■ **Written instruction**: Reproduce all the lines exactly as they stand, apart from the pictures.
/---
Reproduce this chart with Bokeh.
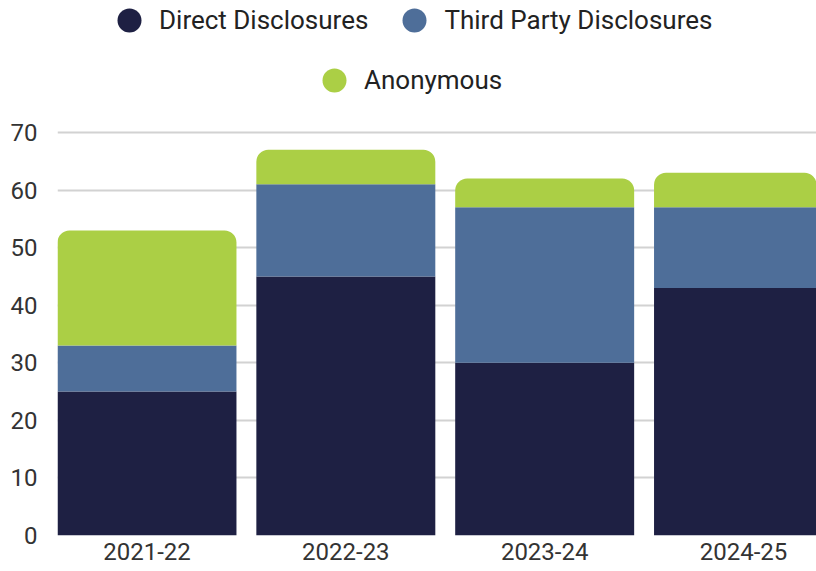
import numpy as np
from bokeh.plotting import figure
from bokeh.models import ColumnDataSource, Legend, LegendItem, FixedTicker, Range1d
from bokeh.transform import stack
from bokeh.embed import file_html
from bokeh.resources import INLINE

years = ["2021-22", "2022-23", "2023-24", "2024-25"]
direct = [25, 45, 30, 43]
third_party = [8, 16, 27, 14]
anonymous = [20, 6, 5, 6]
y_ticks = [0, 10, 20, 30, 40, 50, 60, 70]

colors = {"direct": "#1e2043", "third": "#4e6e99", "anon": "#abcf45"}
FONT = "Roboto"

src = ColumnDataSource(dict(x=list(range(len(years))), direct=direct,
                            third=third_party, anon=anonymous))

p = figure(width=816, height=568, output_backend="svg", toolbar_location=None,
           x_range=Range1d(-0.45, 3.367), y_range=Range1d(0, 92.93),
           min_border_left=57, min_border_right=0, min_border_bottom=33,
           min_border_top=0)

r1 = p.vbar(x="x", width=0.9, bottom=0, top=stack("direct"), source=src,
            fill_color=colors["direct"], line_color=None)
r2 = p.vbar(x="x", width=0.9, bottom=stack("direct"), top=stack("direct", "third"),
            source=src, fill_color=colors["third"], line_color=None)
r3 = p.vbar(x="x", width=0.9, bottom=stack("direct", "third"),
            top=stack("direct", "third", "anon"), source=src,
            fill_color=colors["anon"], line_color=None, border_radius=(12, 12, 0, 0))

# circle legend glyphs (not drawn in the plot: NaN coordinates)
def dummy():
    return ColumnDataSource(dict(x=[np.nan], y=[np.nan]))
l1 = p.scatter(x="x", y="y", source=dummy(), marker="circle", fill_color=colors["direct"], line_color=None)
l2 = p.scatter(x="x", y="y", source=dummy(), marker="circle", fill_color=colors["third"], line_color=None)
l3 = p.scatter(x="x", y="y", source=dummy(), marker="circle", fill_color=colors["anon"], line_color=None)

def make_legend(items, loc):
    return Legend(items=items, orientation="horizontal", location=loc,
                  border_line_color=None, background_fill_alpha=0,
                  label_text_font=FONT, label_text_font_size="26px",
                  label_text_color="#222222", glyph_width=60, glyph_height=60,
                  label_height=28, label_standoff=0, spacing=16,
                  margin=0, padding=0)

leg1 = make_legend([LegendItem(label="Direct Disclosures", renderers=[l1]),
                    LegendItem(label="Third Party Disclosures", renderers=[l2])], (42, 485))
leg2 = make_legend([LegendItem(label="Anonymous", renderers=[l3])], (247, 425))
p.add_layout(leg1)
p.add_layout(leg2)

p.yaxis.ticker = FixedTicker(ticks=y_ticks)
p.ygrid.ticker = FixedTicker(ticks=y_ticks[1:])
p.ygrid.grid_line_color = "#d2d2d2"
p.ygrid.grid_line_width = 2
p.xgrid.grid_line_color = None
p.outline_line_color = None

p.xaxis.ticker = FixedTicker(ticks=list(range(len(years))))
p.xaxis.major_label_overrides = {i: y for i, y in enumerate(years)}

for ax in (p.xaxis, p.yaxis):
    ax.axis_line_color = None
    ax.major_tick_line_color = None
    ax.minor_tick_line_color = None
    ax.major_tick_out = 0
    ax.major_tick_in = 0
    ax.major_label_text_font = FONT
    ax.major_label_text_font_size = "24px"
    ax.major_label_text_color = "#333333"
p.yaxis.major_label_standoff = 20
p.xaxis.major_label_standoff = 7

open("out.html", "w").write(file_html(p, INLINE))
\---
■ **Response to this exercise**:
Reproduce this chart with Bokeh.
import numpy as np
from bokeh.plotting import figure
from bokeh.models import ColumnDataSource, Legend, LegendItem, FixedTicker, Range1d
from bokeh.transform import stack
from bokeh.embed import file_html
from bokeh.resources import INLINE

years = ["2021-22", "2022-23", "2023-24", "2024-25"]
direct = [25, 45, 30, 43]
third_party = [8, 16, 27, 14]
anonymous = [20, 6, 5, 6]
y_ticks = [0, 10, 20, 30, 40, 50, 60, 70]

colors = {"direct": "#1e2043", "third": "#4e6e99", "anon": "#abcf45"}
FONT = "Roboto"

src = ColumnDataSource(dict(x=list(range(len(years))), direct=direct,
                            third=third_party, anon=anonymous))

p = figure(width=816, height=568, output_backend="svg", toolbar_location=None,
           x_range=Range1d(-0.45, 3.367), y_range=Range1d(0, 92.93),
           min_border_left=57, min_border_right=0, min_border_bottom=33,
           min_border_top=0)

r1 = p.vbar(x="x", width=0.9, bottom=0, top=stack("direct"), source=src,
            fill_color=colors["direct"], line_color=None)
r2 = p.vbar(x="x", width=0.9, bottom=stack("direct"), top=stack("direct", "third"),
            source=src, fill_color=colors["third"], line_color=None)
r3 = p.vbar(x="x", width=0.9, bottom=stack("direct", "third"),
            top=stack("direct", "third", "anon"), source=src,
            fill_color=colors["anon"], line_color=None, border_radius=(12, 12, 0, 0))

# circle legend glyphs (not drawn in the plot: NaN coordinates)
def dummy():
    return ColumnDataSource(dict(x=[np.nan], y=[np.nan]))
l1 = p.scatter(x="x", y="y", source=dummy(), marker="circle", fill_color=colors["direct"], line_color=None)
l2 = p.scatter(x="x", y="y", source=dummy(), marker="circle", fill_color=colors["third"], line_color=None)
l3 = p.scatter(x="x", y="y", source=dummy(), marker="circle", fill_color=colors["anon"], line_color=None)

def make_legend(items, loc):
    return Legend(items=items, orientation="horizontal", location=loc,
                  border_line_color=None, background_fill_alpha=0,
                  label_text_font=FONT, label_text_font_size="26px",
                  label_text_color="#222222", glyph_width=60, glyph_height=60,
                  label_height=28, label_standoff=0, spacing=16,
                  margin=0, padding=0)

leg1 = make_legend([LegendItem(label="Direct Disclosures", renderers=[l1]),
                    LegendItem(label="Third Party Disclosures", renderers=[l2])], (42, 485))
leg2 = make_legend([LegendItem(label="Anonymous", renderers=[l3])], (247, 425))
p.add_layout(leg1)
p.add_layout(leg2)

p.yaxis.ticker = FixedTicker(ticks=y_ticks)
p.ygrid.ticker = FixedTicker(ticks=y_ticks[1:])
p.ygrid.grid_line_color = "#d2d2d2"
p.ygrid.grid_line_width = 2
p.xgrid.grid_line_color = None
p.outline_line_color = None

p.xaxis.ticker = FixedTicker(ticks=list(range(len(years))))
p.xaxis.major_label_overrides = {i: y for i, y in enumerate(years)}

for ax in (p.xaxis, p.yaxis):
    ax.axis_line_color = None
    ax.major_tick_line_color = None
    ax.minor_tick_line_color = None
    ax.major_tick_out = 0
    ax.major_tick_in = 0
    ax.major_label_text_font = FONT
    ax.major_label_text_font_size = "24px"
    ax.major_label_text_color = "#333333"
p.yaxis.major_label_standoff = 20
p.xaxis.major_label_standoff = 7

open("out.html", "w").write(file_html(p, INLINE))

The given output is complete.